I have to admit I am not sure how to interpret the figures. For example if you look at the row for Chinese support of the opposition, it works out to a total of 127% - 62% indicate they will vote for DAP, 23% for PAS (surely this figure has to be ludicrous - sorry, my PAS pals), and 42% for PKR.
Maybe there are more Chinese among the voters than is 'humanly' possible? Could it be that there many Mr Walker's - you know, that bloke with a wolf named Devil ;-)
Hmmm, very unusual for Chinese Mr Walker's
Then, if I add up the figures for the bottom row, that for 'national average' up, the total is a staggering 82% support for the 3 opposition parties combined. Wow, the BN with only 12% left will be surely toast.
Before anyone breaks open the champers or goes into political orgasmic ecstasy, kaytee must qualify that I am reading the figures in a probably simplistic manner, being the simple bloke that I am.
OK, here's the damper, to cool you excited people down. The survey also said that PM AAB still has overwhelming support, though that has dropped from an all time high of 91% in November 2004 to 73% in June this year. His support is mainly from the Malays (and predictably the Indians - Samy Vellu must be doing a damn good job).
Leaving Samy and the Indians aside for a while, with the solid support coming from the Malays, don’t expect him to be a PM for all Malaysians during this crucial period leading to the general election.
Assured of favourable indications from the heartland, AAB and UMNO would have believed that the BN, with a virtually guaranteed bundle of seats from Sabah, can form majority government, which is really what matters. This supports my earlier prediction that the election will be held early before Malay support could slip away. Yes, I am looking at Novermber 2007 when the school holidays begin.

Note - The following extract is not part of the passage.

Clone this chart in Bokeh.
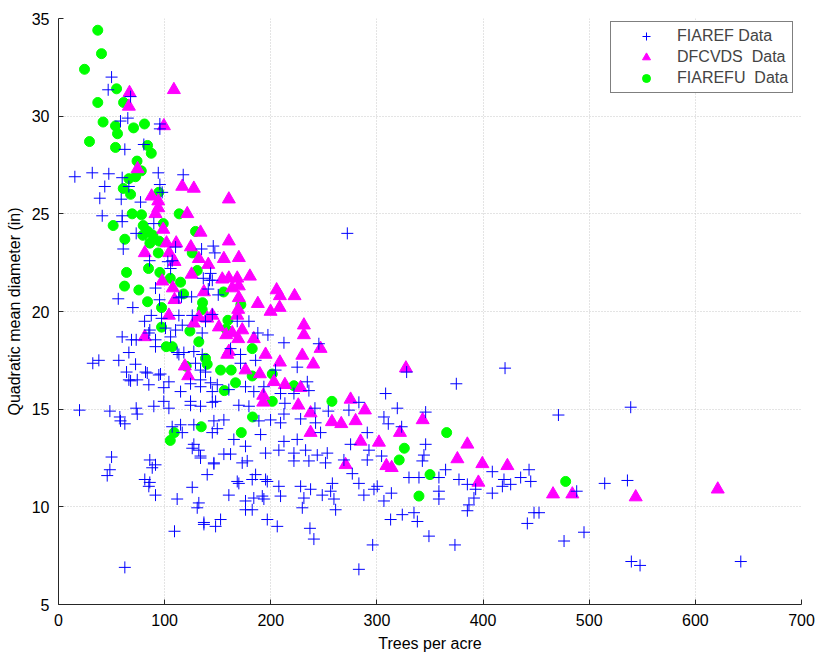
from bokeh.plotting import figure
from bokeh.models import Range1d, SingleIntervalTicker, Legend, LegendItem
from bokeh.embed import file_html
from bokeh.resources import INLINE

# FIAREF plots: trees per acre and quadratic mean diameter (in)
fiaref_tpa = [
    50, 46.8, 67.9, 65.3, 58.4, 95.5, 95.5, 62.5, 80.4, 15.4, 31.8, 47.4, 60, 94, 117.5, 43.6, 95.5, 38.9, 59.1, 77.3, 66.3, 97.7,
    41.2, 60, 60, 73.2, 61, 85.8, 103, 107.1, 134.8, 145.8, 147.3, 136.4, 142.3, 141.1, 150.5, 125.4, 115.9, 91.4, 95.2, 56.3,
    70, 87.4, 81.1, 60, 86, 97.1, 113.4, 116.6, 126, 144.9, 91.4, 105.6, 135.4, 168.4, 179.4, 66.3, 73.2, 91.4, 113.4, 127.5,
    135.4, 162.1, 171.5, 32.3, 56.8, 72.6, 129.1, 133.8, 171.5, 64.1, 83.6, 96.1, 74.2, 104, 133.8, 143.3, 149.6, 66.3, 85.1,
    99.2, 115, 133.8, 144.9, 160.5, 176.2,
    68.8, 85.1, 100.8, 110.3, 38, 82, 94.5, 67.9, 124.4, 138.5, 99.2, 124.4, 148, 118.1, 111.8, 138.5, 113.4, 144.9,
    89.8, 110.3, 105.6, 143.3,
    104, 124.4, 133.8, 169.9, 89.8, 115, 127.5, 146.4, 155.8, 149.6, 144.9, 116.6, 127.5, 133.8, 155.8, 162.1, 176.2, 177.8,
    173.1, 146.4, 185.7, 196.7, 169.9, 140.1, 126, 91.4, 111.8, 132.2, 130.7, 160.5, 176.2, 184, 192, 152.7, 176.2, 196.7, 137,
    19.8, 48.4, 57.8, 58.4, 62.5, 73.2, 74.2, 144.9, 179.4, 107.1, 165.2, 132.2, 126, 50, 48.4, 45.9, 86, 91.4, 88.3, 81.3, 86,
    85.1, 133.8, 146.4, 168.4, 182.5, 182.5, 137, 148, 109.3, 62.5,
    209.2, 308.2, 283, 319.2, 345.9, 273.6, 213.3, 241.6, 254.2, 212.4, 228.1, 242.2, 199.8, 188.8, 190.4, 209.2, 306.6, 310.7,
    323.3, 290.9, 246.9, 224.9, 212.4, 195.1, 207.6, 232.8, 243.8, 253.2, 275.2, 292.5, 290.9, 268.9, 251.6, 221.8, 235.9, 304.4,
    344.3, 345.9, 342.8, 364.7, 358.4, 330.2, 339.6, 377.3, 385.2, 408.7, 419.7, 426, 435.4, 443.3, 418.2, 408.7, 393, 391.4,
    386.7, 385.2, 358.4, 358.4, 313.6, 306.6, 297.2, 300.3, 287.7, 283, 276.8, 258, 256.4, 259.5, 261.1, 248.5, 237.5, 231.2,
    229.7, 228.1, 209.2, 207.6, 195.1, 221.8, 193.5, 206.1, 236.9, 240.6, 296, 283, 312.9, 323.9, 334.9, 338.1, 349, 373.5,
    471, 539.1, 444.9, 488.2, 514.6, 536, 448, 452.7, 441.7, 495.1, 476.3, 539.7, 547.9, 642.8,
    272.1, 187.8, 197.3, 212.4, 245.3, 185.7, 224.9, 234.4, 235.9, 193.5, 221.8, 184, 374.8, 420.7, 204.5, 328,
]
fiaref_qmd = [
    32.0, 31.35, 31.0, 29.9, 29.75, 29.6, 29.35, 28.3, 28.55, 26.9, 27.1, 27.05, 26.85, 27.1, 27.0, 26.4, 26.5, 25.8, 25.75, 25.6, 26.4, 26.1,
    24.9, 24.9, 24.6, 24.0, 23.2, 22.6, 22.55, 22.6, 23.2, 23.35, 23.0, 21.7, 21.6, 21.15, 20.85, 20.75, 20.75, 21.2, 20.6, 20.65,
    20.2, 19.8, 19.5, 18.7, 19.05, 19.65, 19.8, 19.3, 19.8, 19.85, 18.55, 18.7, 18.9, 19.5, 19.5, 17.9, 18.55, 18.2, 17.8, 17.95,
    17.8, 18.1, 17.8, 17.35, 17.5, 17.3, 17.35, 17.0, 17.35, 16.9, 16.85, 16.8, 16.5, 16.4, 16.5, 16.35, 16.25, 16.5, 16.25,
    16.1, 15.9, 16.15, 15.9, 16.0, 16.15,
    18.55, 18.9, 19.15, 19.05, 17.5, 16.9, 16.75, 16.45, 16.3, 16.9, 15.4, 15.4, 15.4, 17.9, 17.9, 19.5, 20.7, 21.6,
    24.5, 23.3, 22.2, 21.95,
    15.05, 15.2, 15.15, 15.2, 15.15, 14.2, 14.2, 14.4, 14.45, 14.0, 13.8, 13.8, 13.2, 12.6, 12.7, 12.7, 13.1, 12.35,
    12.25, 12.25, 11.65, 11.3, 11.2, 11.65, 11.0, 10.6, 10.4, 10.2, 9.95, 10.6, 10.3, 10.45, 10.55, 9.35, 9.85, 9.35, 9.2,
    14.95, 14.9, 14.6, 14.4, 14.25, 15.05, 14.75, 15.35, 15.15, 14.1, 13.45, 12.9, 13.0, 12.55, 11.9, 11.6, 12.4, 12.15, 12.0, 11.4, 11.25,
    11.05, 12.5, 12.2, 11.3, 11.4, 9.85, 9.1, 9.0, 8.75, 6.9,
    15.8, 15.8, 15.35, 15.05, 14.85, 14.95, 15.3, 15.05, 14.9, 14.75, 14.5, 14.3, 14.45, 14.4, 13.7, 14.3, 14.6, 14.25,
    14.1, 13.8, 13.8, 13.45, 13.35, 12.75, 12.9, 12.9, 12.65, 12.75, 13.2, 12.9, 12.4, 12.4, 12.25, 12.35, 12.35, 12.6,
    12.65, 13.2, 12.35, 11.9, 11.5, 11.5, 11.5, 11.4, 11.15, 11.8, 11.4, 11.15, 11.5, 11.9, 11.05, 10.7, 10.9, 10.45,
    10.1, 9.8, 10.8, 10.4, 10.7, 10.3, 10.9, 11.05, 10.6, 11.2, 11.7, 11.2, 10.8, 10.4, 9.85, 10.6, 10.9, 10.45,
    9.95, 11.05, 10.55, 11.05, 11.4, 12.75, 10.4, 9.0, 8.9, 8.35, 8.05, 6.8, 9.35, 9.6, 9.7, 9.25, 8.5, 8.05,
    14.7, 15.1, 11.3, 10.8, 11.2, 11.35, 9.7, 9.7, 9.15, 8.7, 8.25, 7.2, 7.0, 7.2,
    24.0, 18.9, 18.8, 18.4, 18.35, 17.5, 17.15, 16.4, 15.95, 16.15, 15.8, 15.9, 16.3, 17.1, 17.0, 16.9,
]

# DFCVDS plots
dfcvds_tpa = [
    66.9, 108.7, 66.3, 99.3, 74.5, 116.6, 127.5, 160.5, 87.7, 94, 94,
    91.4, 121.3, 98.7, 133.8, 101.8, 110.9, 124.7, 160.5, 81.3, 104.3, 109.3, 132.2, 141.1, 155.8, 169.9, 180.3, 125.4, 97.7,
    154.3, 160.5, 168.4, 163.7, 169.9, 107.7, 137, 109.3, 169.9, 169.3, 168.4, 104, 132.2, 140.1, 144.9, 127.5, 151.1, 173.1,
    158, 163.7, 169.3, 184, 81.3, 160.5, 159, 176.2, 122.2, 119,
    205.5, 208.6, 222.4, 187.8, 199.8, 208.3, 231.2, 231.2, 246.9, 195.1, 229.7, 208.6, 240, 189.7, 327.3, 202.9, 213.3, 228.1,
    192.9, 192.9, 225.9, 275.2, 288.7, 237.5,
    343.1, 257.6, 266.4, 279.9, 237.5, 321.7, 284.6, 301.9, 385.2, 270.5, 308.9, 313.9, 375.8, 399.3, 422.9, 395.6,
    465.9, 484.1, 543.8, 621.1,
]
dfcvds_qmd = [
    31.2, 31.35, 30.5, 29.5, 27.3, 26.4, 26.3, 25.75, 25.9, 25.65, 25.3,
    25.0, 25.0, 24.2, 24.05, 23.5, 23.5, 23.3, 23.6, 23.0, 23.0, 22.55, 22.7, 22.4, 22.7, 22.75, 21.8, 21.9, 21.55,
    21.65, 21.7, 21.7, 21.2, 21.3, 21.2, 21.0, 20.6, 20.7, 20.1, 19.8, 19.8, 19.7, 19.65, 19.8, 19.4, 19.2, 19.05,
    18.8, 18.9, 18.6, 18.6, 18.7, 17.95, 17.8, 17.0, 16.7, 17.2,
    21.1, 20.8, 20.8, 20.4, 20.0, 20.2, 19.3, 18.8, 18.1, 17.8, 17.75, 17.4, 17.3, 16.8, 17.1, 16.4, 16.25, 16.1,
    15.7, 15.35, 15.2, 15.5, 14.95, 14.8,
    14.45, 14.35, 14.25, 14.4, 13.8, 13.8, 13.35, 13.3, 13.2, 12.15, 12.1, 12.0, 12.45, 12.2, 12.1, 11.25,
    10.65, 10.65, 10.5, 10.9,
]

# FIAREFU plots
fiarefu_tpa = [
    37, 40.5, 24.5, 54.7, 37, 61.3, 29.2, 42, 53.7, 81, 70.7, 55.6, 53.7, 83.9, 87.4, 74, 78, 72.6, 66.3, 61, 67.9, 94.5,
    69.4, 78.2, 113.7, 51.5, 79.8, 98.7, 84.2, 79.5, 88.9, 62.5, 94.9, 86.1, 129.1, 94, 126, 84.8, 95.5, 64.1, 130.7, 105.3,
    115, 62.2, 75.7, 117.8, 155.5, 83.9, 135.7, 97.1, 135.4, 171.8, 159.6, 158, 97.1, 123.8, 182.5, 101.5, 107.1, 132.2,
    138.5, 140.1, 120.3, 152.7, 162.7, 182.5, 166.8, 156.2,
    182.8, 134.5, 109, 105.3, 172.2, 201.4, 257.6, 365.7, 325.8, 321, 350, 339.6, 201.4, 221.8, 477.8,
]
fiarefu_qmd = [
    34.4, 33.2, 32.4, 31.4, 30.7, 30.7, 28.7, 29.7, 29.5, 29.6, 29.4, 29.1, 28.4, 28.5, 28.1, 27.7, 27.2, 26.9, 26.8, 26.3, 26.0, 26.1,
    25.0, 24.95, 25.0, 24.4, 24.4, 24.5, 24.1, 23.9, 23.9, 23.7, 23.6, 23.5, 24.1, 23.0, 23.0, 22.2, 22.0, 22.0, 22.1, 21.7,
    21.5, 21.3, 21.1, 20.9, 21.0, 20.5, 20.45, 20.2, 20.1, 20.35, 19.55, 19.1, 19.2, 19.0, 18.1, 18.2, 18.2, 18.45,
    17.6, 17.3, 17.2, 17.0, 17.0, 16.7, 16.35, 15.95,
    14.6, 14.1, 13.8, 13.4, 13.8, 15.4, 15.4, 13.8, 13.0, 12.4, 11.65, 10.55, 16.8, 16.2, 11.3,
]

series_labels = ["FIAREF Data", "DFCVDS\u00a0 Data", "FIAREFU\u00a0 Data"]
x_ticks_step, y_ticks_step = 100, 5

FONT = "Liberation Sans"

p = figure(
    width=818, height=654,
    x_range=Range1d(0, 700), y_range=Range1d(5, 35),
    output_backend="svg", toolbar_location=None,
    min_border_left=58, min_border_right=17, min_border_top=18, min_border_bottom=49,
)
p.outline_line_color = None
p.background_fill_color = "white"
p.border_fill_color = "white"

# draw order: circles, triangles, then crosses on top
r_u = p.scatter(fiarefu_tpa, fiarefu_qmd, marker="circle", size=10,
                fill_color="#00ff00", line_color="#00ff00")
r_d = p.scatter(dfcvds_tpa, dfcvds_qmd, marker="triangle", size=13,
                fill_color="#ff00ff", line_color="#ff00ff")
r_f = p.scatter(fiaref_tpa, fiaref_qmd, marker="cross", size=12,
                line_color="#0000ff", line_width=1)

p.xaxis.ticker = SingleIntervalTicker(interval=x_ticks_step)
p.yaxis.ticker = SingleIntervalTicker(interval=y_ticks_step)
p.xaxis.axis_label = "Trees per acre"
p.yaxis.axis_label = "Quadratic mean diameter (in)"

for ax in (p.xaxis[0], p.yaxis[0]):
    ax.axis_line_color = "#262626"
    ax.major_tick_line_color = "#262626"
    ax.major_tick_in = 5
    ax.major_tick_out = 0
    ax.minor_tick_line_color = None
    ax.major_label_text_font = FONT
    ax.major_label_text_font_size = "16px"
    ax.major_label_text_color = "black"
    ax.axis_label_text_font = FONT
    ax.axis_label_text_font_size = "16px"
    ax.axis_label_text_font_style = "normal"
    ax.axis_label_text_color = "black"
    ax.axis_label_standoff = 6
    ax.major_label_standoff = 5

for g in (p.xgrid[0], p.ygrid[0]):
    g.grid_line_color = "#c8c8c8"
    g.grid_line_dash = "1 2"
    g.grid_line_width = 1

legend = Legend(
    items=[
        LegendItem(label=series_labels[0], renderers=[r_f]),
        LegendItem(label=series_labels[1], renderers=[r_d]),
        LegendItem(label=series_labels[2], renderers=[r_u]),
    ],
    location=(552, 511),
    margin=0,
    padding=4,
    spacing=1,
    glyph_width=62,
    glyph_height=20,
    label_height=20,
    label_standoff=0,
    label_text_font=FONT,
    label_text_font_size="16px",
    border_line_color="black",
    border_line_width=1,
    background_fill_color="white",
    background_fill_alpha=1,
)
p.add_layout(legend)

open("out.html", "w").write(file_html(p, INLINE))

This may also explain the DPM playing the 'hard cop' with the not-so-strange declaration of Malaysia as an Islamic State, while AAB played the 'soft cop' in stating that Malaysia is neither a secular nor a theocratic state - see malaysiakini.
Significantly AAB stated that ambiguity in Penang over the weekend, hmmm, perhaps at the beseeching of a MCA. The grapevine has it that the MCA wants more time to prepare for the election, not surprising given the polls whopping 62% support for the DAP.
Now would this figure be reliable, given that in Malaysia the Chinese are quite suspicious of such pre-election survey, and also notorious for playing their voting preferences pretty close to their chest. But nonetheless, whether spurious or otherwise, 62% is still significant and quite frightening for the MCA.
This sets me thinking - could it be that Wong Chun Wai's article in the Star Online titled Some way to go before the polls, which I referred to in my previous posts (just below) predicting an election early next year, had been more of an attempt (by MCA) to indicate to or influence UMNO that would be the better (and preferred) date?
For discussions on why November elections, see my earlier posts:
(1) KTemoc predicts November General Election
(2) November General Elections - More Indications
OK, so we still come to the Chinese, the ethnic group which may (or may not) pull a few surprises a la 1969.
The Chinese, having realised that AAB isn’t afterall the reincarnation of Judge Bao Gong that MCA had in 2004 averred him to be, are now less enchanted with the PM and his leadership. Only a shocking 8% Chinese believe he has kept his 2004 promise - hardly Bao Gong material.
Right, but more importantly, what about the '3 bowls of rice'.
The survey also indicates that the 3 major ethnic groups, by 45% Indians, 44% Chinese and 24% Malays, agreed that the “the problems of the sluggish Malaysian economy can be addressed if there were more leaders from the opposition.”
This is great news for the 3 main opposition parties. But I predict that notwithstanding this polled support for the opposition, the Chinese will apply the Penangites' formula of sending the DAP to federal parliament to make noise, while voting the BN in at home to ensure favourable funding for state development. Oh, did I leave out PKR? Sorry, just lump it together with the DAP then.
According to the malaysiakini table, it would appear that PKR with 31% support has a slight overall lead ahead of the DAP (30%) and PAS (27%). This is actually the most interesting part of the statistics.
The PKR’s 31% support versus the DAP’s 30%, with the first having a fairly balanced support across the 3 main ethnic groups (25%, 42%, 26% - you don’t need me to tell you which is who, do you?) while the 2nd (DAP) enjoys a spread of 8%, 62% and 33% support, seems to indicate a PKR renaissance of 1999.
It’ll be interesting to see how the PKR and DAP can come to some amicable arrangement sharing out the seats to avoid split votes among the opposition parties. Remember Taiping, which means double bad news for poor marginalised Kayveas.
But as I mentioned, in Malaysia stats are stats only, with the real figures only known on post-poll counting. That would be the ultimate survey!